For her new book, Like, Follow, Subscribe, journalist Fortesa Latifi spent years reporting on the child influencer industry and the kids whose lives have become content. Today's lead story explores some of the most surprising and unsettling things she uncovered. Plus: a new teen magazine launch and a Q&A with the Boston Globe's breakout star Emily Sweeney on her new role in the newsroom.

xoxo,

Stephanie

Uncovering the dark side of the child influencer business

Before she published 'Like, Follow, Subscribe' in April, Yahoo Senior Writer Fortesa Latifi was no stranger to weird, wild, and outrageous stories about children and their families — she'd reported on the kids of January 6 insurrectionists, and reality stars who took their first breath on television. But even after years on this beat, reporting this book shocked her.

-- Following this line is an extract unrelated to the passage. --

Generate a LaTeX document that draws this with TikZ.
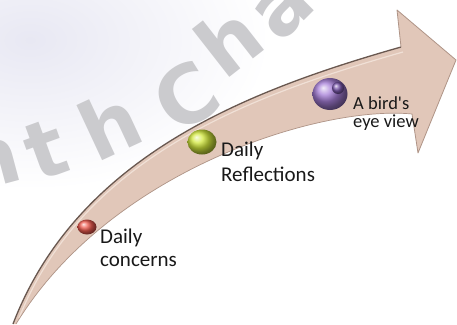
\documentclass[tikz,border=0pt]{standalone}
\usepackage{fontspec}
\setmainfont{Carlito}
\newfontfamily\wmfont{DejaVu Sans}
\usetikzlibrary{shapes.geometric}
\definecolor{arrowfill}{RGB}{225,199,185}
\definecolor{arrowdark}{RGB}{105,88,80}
\definecolor{arrowmid}{RGB}{175,148,135}
\definecolor{arrowlight}{RGB}{240,224,214}
\definecolor{wm}{RGB}{203,203,206}
\definecolor{bgtint}{RGB}{232,232,243}
\definecolor{txt}{RGB}{25,25,25}
\begin{document}
\begin{tikzpicture}[x=1pt,y=-1pt,
  txtlbl/.style={font=\fontsize{21}{23}\selectfont, align=left, inner sep=0pt, anchor=north west, text=txt},
  wmletter/.style={font=\wmfont\bfseries\fontsize{80}{80}\selectfont, text=wm, inner sep=0pt},
  sphere/.style={ellipse, draw=none, shading=ball, inner sep=0pt}]
\useasboundingbox (0,0) rectangle (457,324);
\clip (0,0) rectangle (457,324);
\fill[white] (0,0) rectangle (457,324);
\shade[inner color=bgtint, outer color=white] (30,40) ellipse (240 and 150);
% watermark
\node[wmletter, rotate=15] (w1) at (-8,164) {n};
\node[wmletter, rotate=20] (w2) at (46,150) {t};
\node[wmletter, rotate=25] (w3) at (109,124) {h};
\node[wmletter, rotate=32] (w4) at (186,96) {C};
\node[wmletter, rotate=38] (w5) at (228,40) {h};
\node[wmletter, rotate=45] (w6) at (284,10) {a};
% arrow body
\fill[arrowfill] (13,324) .. controls (78,155) and (250,90) .. (401,47)
  -- (397,10) -- (456,60) -- (418,153) -- (412,114)
  .. controls (320,105) and (110,170) .. (16,324) -- cycle;
\draw[arrowlight, line width=1.2pt] (19,318) .. controls (84,156) and (252,95) .. (403,52);
\draw[arrowdark, line width=1.3pt] (13,324) .. controls (78,155) and (250,90) .. (401,47);
\draw[arrowmid, line width=0.8pt, line join=round] (401,47) -- (397,10) -- (456,60) -- (418,153) -- (412,114);
\draw[arrowmid, line width=0.7pt] (412,114) .. controls (320,105) and (110,170) .. (16,324);
% spheres
\node[sphere, ball color={rgb,255:red,238;green,90;blue,78}, minimum width=19pt, minimum height=15pt] (s1) at (87,227) {};
\node[sphere, ball color={rgb,255:red,210;green,232;blue,60}, minimum width=29pt, minimum height=25pt] (s2) at (202,142) {};
\node[sphere, ball color={rgb,255:red,165;green,125;blue,215}, minimum width=35pt, minimum height=32pt] (s3) at (330,94) {};
\node[sphere, ball color={rgb,255:red,125;green,90;blue,175}, minimum width=12pt, minimum height=12pt] (s3in) at (338,88) {};
% labels
\node[txtlbl] (t1) at (100,229) {Daily\\concerns};
\node[txtlbl, font=\fontsize{21}{25}\selectfont] (t2) at (221,142) {Daily\\Reflections};
\node[txtlbl, font=\fontsize{18.5}{18}\selectfont] (t3) at (353,96) {A bird\textquotesingle s\\eye view};
\end{tikzpicture}
\end{document}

Child bribes, the Mormon Church paying influencers on the low — those are just a couple of the many damning truths she uncovered while interviewing kids whose lives have been mined for content and the parents who go to great lengths to make their child a star. The result is a wide-eyed look at family influencers today — an evolution from the OG mommy bloggers to famous family vloggers to trad-wife empires — that never loses sight of the people who are impacted most: the kids.

Fortesa digs at some other uncomfortable truths: how unregulated the child influencer business is, and why work like hers still isn’t taken as seriously as other journalism on the creator economy.